Begin Given data
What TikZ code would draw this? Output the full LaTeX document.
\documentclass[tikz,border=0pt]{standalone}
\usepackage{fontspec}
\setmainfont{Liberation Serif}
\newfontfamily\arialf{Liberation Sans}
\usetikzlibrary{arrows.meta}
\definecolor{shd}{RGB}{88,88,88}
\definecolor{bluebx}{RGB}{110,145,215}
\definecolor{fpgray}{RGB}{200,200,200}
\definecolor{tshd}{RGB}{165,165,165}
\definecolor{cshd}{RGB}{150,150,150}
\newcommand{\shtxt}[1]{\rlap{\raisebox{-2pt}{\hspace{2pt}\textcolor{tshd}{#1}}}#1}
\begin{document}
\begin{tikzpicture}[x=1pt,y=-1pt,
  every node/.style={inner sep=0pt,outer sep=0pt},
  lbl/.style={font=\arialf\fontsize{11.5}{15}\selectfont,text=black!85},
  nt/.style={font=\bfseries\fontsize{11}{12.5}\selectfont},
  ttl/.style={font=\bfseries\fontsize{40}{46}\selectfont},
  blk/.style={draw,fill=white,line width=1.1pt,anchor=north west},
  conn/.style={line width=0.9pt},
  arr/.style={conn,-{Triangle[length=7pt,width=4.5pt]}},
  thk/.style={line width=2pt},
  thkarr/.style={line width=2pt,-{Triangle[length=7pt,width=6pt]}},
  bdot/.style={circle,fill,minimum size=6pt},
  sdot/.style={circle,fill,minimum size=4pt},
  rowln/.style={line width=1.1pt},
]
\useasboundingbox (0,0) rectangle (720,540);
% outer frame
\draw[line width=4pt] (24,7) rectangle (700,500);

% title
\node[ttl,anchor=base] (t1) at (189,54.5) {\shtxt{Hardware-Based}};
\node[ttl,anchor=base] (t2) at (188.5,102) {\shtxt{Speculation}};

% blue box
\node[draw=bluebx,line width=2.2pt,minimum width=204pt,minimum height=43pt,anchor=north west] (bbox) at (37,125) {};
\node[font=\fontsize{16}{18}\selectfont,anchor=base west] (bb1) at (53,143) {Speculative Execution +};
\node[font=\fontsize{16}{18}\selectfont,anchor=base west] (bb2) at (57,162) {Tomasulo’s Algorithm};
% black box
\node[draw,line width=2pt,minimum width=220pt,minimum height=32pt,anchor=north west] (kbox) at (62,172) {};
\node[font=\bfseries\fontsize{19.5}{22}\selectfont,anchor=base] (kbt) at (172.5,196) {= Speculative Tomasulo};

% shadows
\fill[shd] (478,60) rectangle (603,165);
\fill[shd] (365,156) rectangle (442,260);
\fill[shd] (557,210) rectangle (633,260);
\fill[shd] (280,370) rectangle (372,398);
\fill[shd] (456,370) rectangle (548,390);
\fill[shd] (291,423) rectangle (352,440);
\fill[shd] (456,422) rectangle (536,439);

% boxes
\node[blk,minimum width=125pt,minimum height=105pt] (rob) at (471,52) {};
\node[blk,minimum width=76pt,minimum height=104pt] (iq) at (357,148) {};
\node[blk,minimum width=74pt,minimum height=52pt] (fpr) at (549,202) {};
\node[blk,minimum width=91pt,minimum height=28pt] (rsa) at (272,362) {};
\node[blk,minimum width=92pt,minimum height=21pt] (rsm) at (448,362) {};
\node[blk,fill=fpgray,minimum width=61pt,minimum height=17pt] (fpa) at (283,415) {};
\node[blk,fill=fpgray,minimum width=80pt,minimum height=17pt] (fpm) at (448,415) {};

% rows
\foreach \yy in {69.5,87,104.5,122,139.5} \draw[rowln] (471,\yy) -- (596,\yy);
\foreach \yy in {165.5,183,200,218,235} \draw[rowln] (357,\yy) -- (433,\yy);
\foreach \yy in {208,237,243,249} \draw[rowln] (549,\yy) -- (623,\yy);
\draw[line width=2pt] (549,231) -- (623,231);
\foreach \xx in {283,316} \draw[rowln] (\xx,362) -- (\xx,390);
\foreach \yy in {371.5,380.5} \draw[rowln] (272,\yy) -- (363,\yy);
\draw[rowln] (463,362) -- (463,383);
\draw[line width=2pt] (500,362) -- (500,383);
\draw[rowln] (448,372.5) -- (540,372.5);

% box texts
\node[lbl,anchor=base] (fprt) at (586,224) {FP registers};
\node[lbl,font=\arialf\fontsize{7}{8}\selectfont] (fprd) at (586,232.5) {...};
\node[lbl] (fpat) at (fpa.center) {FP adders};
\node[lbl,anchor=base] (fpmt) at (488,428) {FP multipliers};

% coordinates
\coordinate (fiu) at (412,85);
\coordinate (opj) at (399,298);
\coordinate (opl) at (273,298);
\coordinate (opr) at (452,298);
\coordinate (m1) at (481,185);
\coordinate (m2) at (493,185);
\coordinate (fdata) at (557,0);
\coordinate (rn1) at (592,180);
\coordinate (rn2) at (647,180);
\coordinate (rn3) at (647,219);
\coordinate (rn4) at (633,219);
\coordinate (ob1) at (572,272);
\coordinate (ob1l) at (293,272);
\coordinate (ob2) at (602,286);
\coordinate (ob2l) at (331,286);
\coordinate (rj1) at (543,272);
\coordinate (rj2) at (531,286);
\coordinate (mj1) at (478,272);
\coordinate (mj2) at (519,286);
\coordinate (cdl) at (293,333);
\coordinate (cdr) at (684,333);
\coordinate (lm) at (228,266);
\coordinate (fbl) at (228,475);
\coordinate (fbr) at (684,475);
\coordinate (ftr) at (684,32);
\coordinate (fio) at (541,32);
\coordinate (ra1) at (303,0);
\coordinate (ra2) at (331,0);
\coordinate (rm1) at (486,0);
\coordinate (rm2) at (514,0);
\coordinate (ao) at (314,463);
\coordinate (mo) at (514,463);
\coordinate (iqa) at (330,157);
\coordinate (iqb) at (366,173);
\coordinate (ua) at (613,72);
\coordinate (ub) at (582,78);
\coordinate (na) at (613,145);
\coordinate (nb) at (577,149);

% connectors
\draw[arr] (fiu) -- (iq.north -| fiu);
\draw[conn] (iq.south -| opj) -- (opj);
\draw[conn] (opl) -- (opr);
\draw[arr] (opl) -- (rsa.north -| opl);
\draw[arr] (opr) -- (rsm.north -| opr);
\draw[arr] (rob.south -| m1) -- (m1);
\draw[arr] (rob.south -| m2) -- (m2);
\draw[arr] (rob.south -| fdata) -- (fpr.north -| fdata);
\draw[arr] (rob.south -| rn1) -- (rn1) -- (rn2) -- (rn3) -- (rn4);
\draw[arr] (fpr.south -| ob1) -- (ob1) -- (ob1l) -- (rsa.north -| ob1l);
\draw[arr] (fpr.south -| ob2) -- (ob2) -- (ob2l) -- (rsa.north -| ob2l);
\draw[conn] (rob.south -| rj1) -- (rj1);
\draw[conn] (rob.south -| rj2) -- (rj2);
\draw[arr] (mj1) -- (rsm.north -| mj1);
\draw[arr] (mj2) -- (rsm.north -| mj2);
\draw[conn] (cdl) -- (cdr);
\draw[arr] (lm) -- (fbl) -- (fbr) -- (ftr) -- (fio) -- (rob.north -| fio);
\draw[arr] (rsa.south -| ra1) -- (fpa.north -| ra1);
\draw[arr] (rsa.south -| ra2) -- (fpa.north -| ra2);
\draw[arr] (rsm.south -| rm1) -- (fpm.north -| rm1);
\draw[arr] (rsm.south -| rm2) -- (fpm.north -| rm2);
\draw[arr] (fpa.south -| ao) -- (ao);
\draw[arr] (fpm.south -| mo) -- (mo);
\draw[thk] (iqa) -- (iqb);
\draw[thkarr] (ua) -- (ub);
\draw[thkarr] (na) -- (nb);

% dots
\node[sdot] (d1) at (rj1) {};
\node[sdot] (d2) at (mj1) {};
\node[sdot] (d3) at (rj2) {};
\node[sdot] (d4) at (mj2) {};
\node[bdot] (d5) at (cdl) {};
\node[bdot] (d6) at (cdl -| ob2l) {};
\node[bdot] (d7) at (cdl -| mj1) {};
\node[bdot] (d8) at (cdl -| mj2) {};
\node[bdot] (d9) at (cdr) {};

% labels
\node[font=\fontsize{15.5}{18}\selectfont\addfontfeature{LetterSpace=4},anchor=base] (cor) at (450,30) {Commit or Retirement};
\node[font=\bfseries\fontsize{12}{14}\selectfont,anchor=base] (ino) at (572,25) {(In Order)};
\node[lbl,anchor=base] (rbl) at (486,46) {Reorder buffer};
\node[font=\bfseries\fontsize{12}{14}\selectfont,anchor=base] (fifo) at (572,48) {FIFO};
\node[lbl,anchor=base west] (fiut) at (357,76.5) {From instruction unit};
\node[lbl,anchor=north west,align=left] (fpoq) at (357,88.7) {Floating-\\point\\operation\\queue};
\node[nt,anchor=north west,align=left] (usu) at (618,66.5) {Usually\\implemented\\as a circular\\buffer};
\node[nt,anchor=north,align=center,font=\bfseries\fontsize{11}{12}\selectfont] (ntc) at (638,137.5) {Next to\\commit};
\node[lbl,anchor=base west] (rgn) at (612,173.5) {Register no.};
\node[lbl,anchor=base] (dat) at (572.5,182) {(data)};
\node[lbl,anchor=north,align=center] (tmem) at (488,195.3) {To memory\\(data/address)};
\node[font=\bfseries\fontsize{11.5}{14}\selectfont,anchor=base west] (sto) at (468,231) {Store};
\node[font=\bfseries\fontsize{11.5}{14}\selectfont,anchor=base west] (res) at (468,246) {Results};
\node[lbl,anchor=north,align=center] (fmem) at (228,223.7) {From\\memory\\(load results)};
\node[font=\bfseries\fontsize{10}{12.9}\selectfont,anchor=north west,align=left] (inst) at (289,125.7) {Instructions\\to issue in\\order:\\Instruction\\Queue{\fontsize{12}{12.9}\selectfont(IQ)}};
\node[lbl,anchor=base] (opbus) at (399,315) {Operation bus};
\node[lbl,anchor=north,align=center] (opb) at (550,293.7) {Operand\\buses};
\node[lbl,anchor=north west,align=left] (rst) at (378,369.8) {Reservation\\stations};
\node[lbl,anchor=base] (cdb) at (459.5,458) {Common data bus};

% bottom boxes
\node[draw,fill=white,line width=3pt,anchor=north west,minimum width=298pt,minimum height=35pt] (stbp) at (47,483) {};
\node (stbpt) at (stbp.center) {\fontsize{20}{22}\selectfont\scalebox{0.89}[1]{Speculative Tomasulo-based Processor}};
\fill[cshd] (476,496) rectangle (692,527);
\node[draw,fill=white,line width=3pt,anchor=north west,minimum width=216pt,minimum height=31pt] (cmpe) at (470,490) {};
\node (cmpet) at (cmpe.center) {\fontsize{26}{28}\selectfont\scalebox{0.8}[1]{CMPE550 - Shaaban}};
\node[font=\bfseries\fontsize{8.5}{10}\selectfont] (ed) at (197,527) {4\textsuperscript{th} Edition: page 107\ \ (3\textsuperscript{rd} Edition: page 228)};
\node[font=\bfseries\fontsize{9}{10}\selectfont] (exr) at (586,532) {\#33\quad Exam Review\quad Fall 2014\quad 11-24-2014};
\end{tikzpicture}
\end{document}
End Given data
Exercise brief —
Copy exactly the lines that run from the first line of the data to the line containing "(t2) at (188.5,102)", please, with both ends included and nothing else.

Task output —
What TikZ code would draw this? Output the full LaTeX document.
\documentclass[tikz,border=0pt]{standalone}
\usepackage{fontspec}
\setmainfont{Liberation Serif}
\newfontfamily\arialf{Liberation Sans}
\usetikzlibrary{arrows.meta}
\definecolor{shd}{RGB}{88,88,88}
\definecolor{bluebx}{RGB}{110,145,215}
\definecolor{fpgray}{RGB}{200,200,200}
\definecolor{tshd}{RGB}{165,165,165}
\definecolor{cshd}{RGB}{150,150,150}
\newcommand{\shtxt}[1]{\rlap{\raisebox{-2pt}{\hspace{2pt}\textcolor{tshd}{#1}}}#1}
\begin{document}
\begin{tikzpicture}[x=1pt,y=-1pt,
  every node/.style={inner sep=0pt,outer sep=0pt},
  lbl/.style={font=\arialf\fontsize{11.5}{15}\selectfont,text=black!85},
  nt/.style={font=\bfseries\fontsize{11}{12.5}\selectfont},
  ttl/.style={font=\bfseries\fontsize{40}{46}\selectfont},
  blk/.style={draw,fill=white,line width=1.1pt,anchor=north west},
  conn/.style={line width=0.9pt},
  arr/.style={conn,-{Triangle[length=7pt,width=4.5pt]}},
  thk/.style={line width=2pt},
  thkarr/.style={line width=2pt,-{Triangle[length=7pt,width=6pt]}},
  bdot/.style={circle,fill,minimum size=6pt},
  sdot/.style={circle,fill,minimum size=4pt},
  rowln/.style={line width=1.1pt},
]
\useasboundingbox (0,0) rectangle (720,540);
% outer frame
\draw[line width=4pt] (24,7) rectangle (700,500);

% title
\node[ttl,anchor=base] (t1) at (189,54.5) {\shtxt{Hardware-Based}};
\node[ttl,anchor=base] (t2) at (188.5,102) {\shtxt{Speculation}};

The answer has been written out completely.